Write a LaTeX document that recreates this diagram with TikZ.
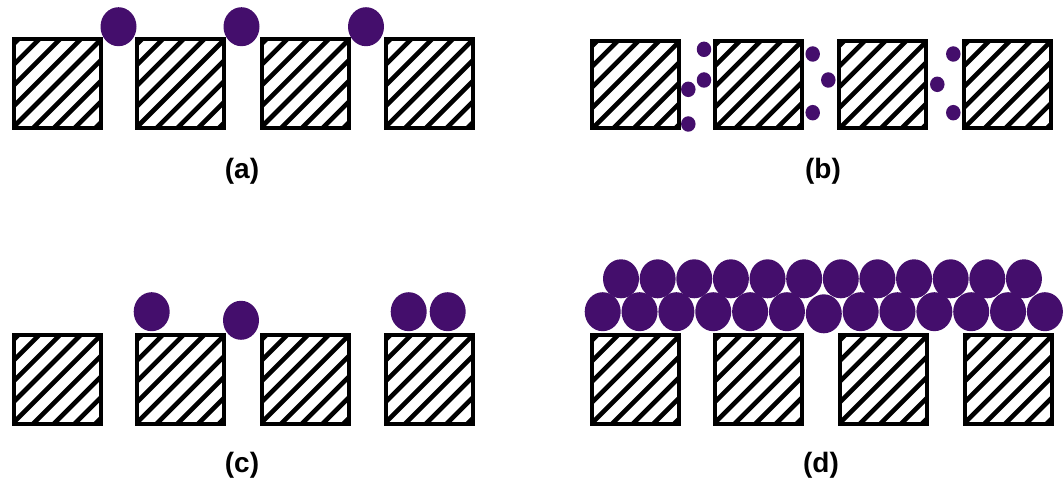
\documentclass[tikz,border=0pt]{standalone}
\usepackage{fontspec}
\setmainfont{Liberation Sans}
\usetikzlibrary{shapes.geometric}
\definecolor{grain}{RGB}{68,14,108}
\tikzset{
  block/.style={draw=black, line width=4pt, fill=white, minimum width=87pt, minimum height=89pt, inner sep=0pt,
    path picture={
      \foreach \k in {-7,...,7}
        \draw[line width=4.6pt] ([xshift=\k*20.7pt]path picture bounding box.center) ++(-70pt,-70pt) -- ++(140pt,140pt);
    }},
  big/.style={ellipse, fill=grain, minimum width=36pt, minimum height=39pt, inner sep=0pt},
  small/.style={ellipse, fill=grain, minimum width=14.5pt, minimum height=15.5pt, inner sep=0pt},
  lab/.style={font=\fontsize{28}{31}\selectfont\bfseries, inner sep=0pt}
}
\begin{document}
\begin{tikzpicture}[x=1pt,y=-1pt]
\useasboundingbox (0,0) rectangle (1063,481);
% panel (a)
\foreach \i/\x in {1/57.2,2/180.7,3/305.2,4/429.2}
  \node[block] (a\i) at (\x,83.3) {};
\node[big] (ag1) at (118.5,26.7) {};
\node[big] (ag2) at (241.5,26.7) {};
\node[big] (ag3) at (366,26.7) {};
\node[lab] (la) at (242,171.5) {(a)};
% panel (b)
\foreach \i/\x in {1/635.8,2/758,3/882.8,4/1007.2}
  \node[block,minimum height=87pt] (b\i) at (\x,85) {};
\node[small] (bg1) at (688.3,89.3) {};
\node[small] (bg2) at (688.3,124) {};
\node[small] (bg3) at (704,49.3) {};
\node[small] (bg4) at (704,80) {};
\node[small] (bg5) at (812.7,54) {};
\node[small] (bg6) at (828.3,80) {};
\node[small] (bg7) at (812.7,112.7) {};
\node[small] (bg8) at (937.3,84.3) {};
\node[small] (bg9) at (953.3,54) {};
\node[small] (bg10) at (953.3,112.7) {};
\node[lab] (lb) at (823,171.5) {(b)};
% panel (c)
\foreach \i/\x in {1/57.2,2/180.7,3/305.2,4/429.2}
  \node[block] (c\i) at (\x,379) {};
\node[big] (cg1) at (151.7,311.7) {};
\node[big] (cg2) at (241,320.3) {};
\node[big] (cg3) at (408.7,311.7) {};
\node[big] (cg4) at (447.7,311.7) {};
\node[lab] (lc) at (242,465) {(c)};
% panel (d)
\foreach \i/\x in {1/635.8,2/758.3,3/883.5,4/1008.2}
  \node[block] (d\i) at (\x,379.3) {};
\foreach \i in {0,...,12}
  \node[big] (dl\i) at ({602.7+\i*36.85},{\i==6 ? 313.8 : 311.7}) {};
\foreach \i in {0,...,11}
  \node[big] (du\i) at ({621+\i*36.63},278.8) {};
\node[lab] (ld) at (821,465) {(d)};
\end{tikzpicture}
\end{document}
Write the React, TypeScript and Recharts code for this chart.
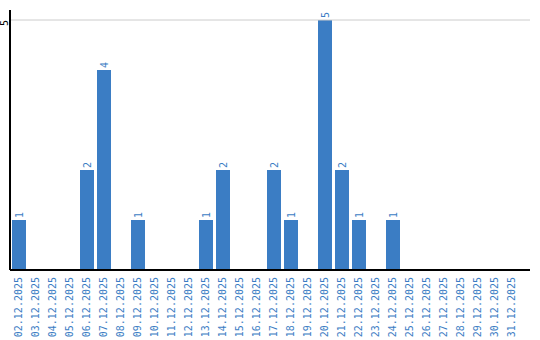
.....
What is asked: Transcribe every entry above exactly. Omit all pictures.

Problem solution:
Write a LaTeX document that recreates this diagram with TikZ.
\documentclass[tikz,border=0pt]{standalone}
\usepackage{fontspec}
\setmainfont{Liberation Sans}
\usetikzlibrary{shapes.geometric}
\definecolor{grain}{RGB}{68,14,108}
\tikzset{
  block/.style={draw=black, line width=4pt, fill=white, minimum width=87pt, minimum height=89pt, inner sep=0pt,
    path picture={
      \foreach \k in {-7,...,7}
        \draw[line width=4.6pt] ([xshift=\k*20.7pt]path picture bounding box.center) ++(-70pt,-70pt) -- ++(140pt,140pt);
    }},
  big/.style={ellipse, fill=grain, minimum width=36pt, minimum height=39pt, inner sep=0pt},
  small/.style={ellipse, fill=grain, minimum width=14.5pt, minimum height=15.5pt, inner sep=0pt},
  lab/.style={font=\fontsize{28}{31}\selectfont\bfseries, inner sep=0pt}
}
\begin{document}
\begin{tikzpicture}[x=1pt,y=-1pt]
\useasboundingbox (0,0) rectangle (1063,481);
% panel (a)
\foreach \i/\x in {1/57.2,2/180.7,3/305.2,4/429.2}
  \node[block] (a\i) at (\x,83.3) {};
\node[big] (ag1) at (118.5,26.7) {};
\node[big] (ag2) at (241.5,26.7) {};
\node[big] (ag3) at (366,26.7) {};
\node[lab] (la) at (242,171.5) {(a)};
% panel (b)
\foreach \i/\x in {1/635.8,2/758,3/882.8,4/1007.2}
  \node[block,minimum height=87pt] (b\i) at (\x,85) {};
\node[small] (bg1) at (688.3,89.3) {};
\node[small] (bg2) at (688.3,124) {};
\node[small] (bg3) at (704,49.3) {};
\node[small] (bg4) at (704,80) {};
\node[small] (bg5) at (812.7,54) {};
\node[small] (bg6) at (828.3,80) {};
\node[small] (bg7) at (812.7,112.7) {};
\node[small] (bg8) at (937.3,84.3) {};
\node[small] (bg9) at (953.3,54) {};
\node[small] (bg10) at (953.3,112.7) {};
\node[lab] (lb) at (823,171.5) {(b)};
% panel (c)
\foreach \i/\x in {1/57.2,2/180.7,3/305.2,4/429.2}
  \node[block] (c\i) at (\x,379) {};
\node[big] (cg1) at (151.7,311.7) {};
\node[big] (cg2) at (241,320.3) {};
\node[big] (cg3) at (408.7,311.7) {};
\node[big] (cg4) at (447.7,311.7) {};
\node[lab] (lc) at (242,465) {(c)};
% panel (d)
\foreach \i/\x in {1/635.8,2/758.3,3/883.5,4/1008.2}
  \node[block] (d\i) at (\x,379.3) {};
\foreach \i in {0,...,12}
  \node[big] (dl\i) at ({602.7+\i*36.85},{\i==6 ? 313.8 : 311.7}) {};
\foreach \i in {0,...,11}
  \node[big] (du\i) at ({621+\i*36.63},278.8) {};
\node[lab] (ld) at (821,465) {(d)};
\end{tikzpicture}
\end{document}
Write the React, TypeScript and Recharts code for this chart.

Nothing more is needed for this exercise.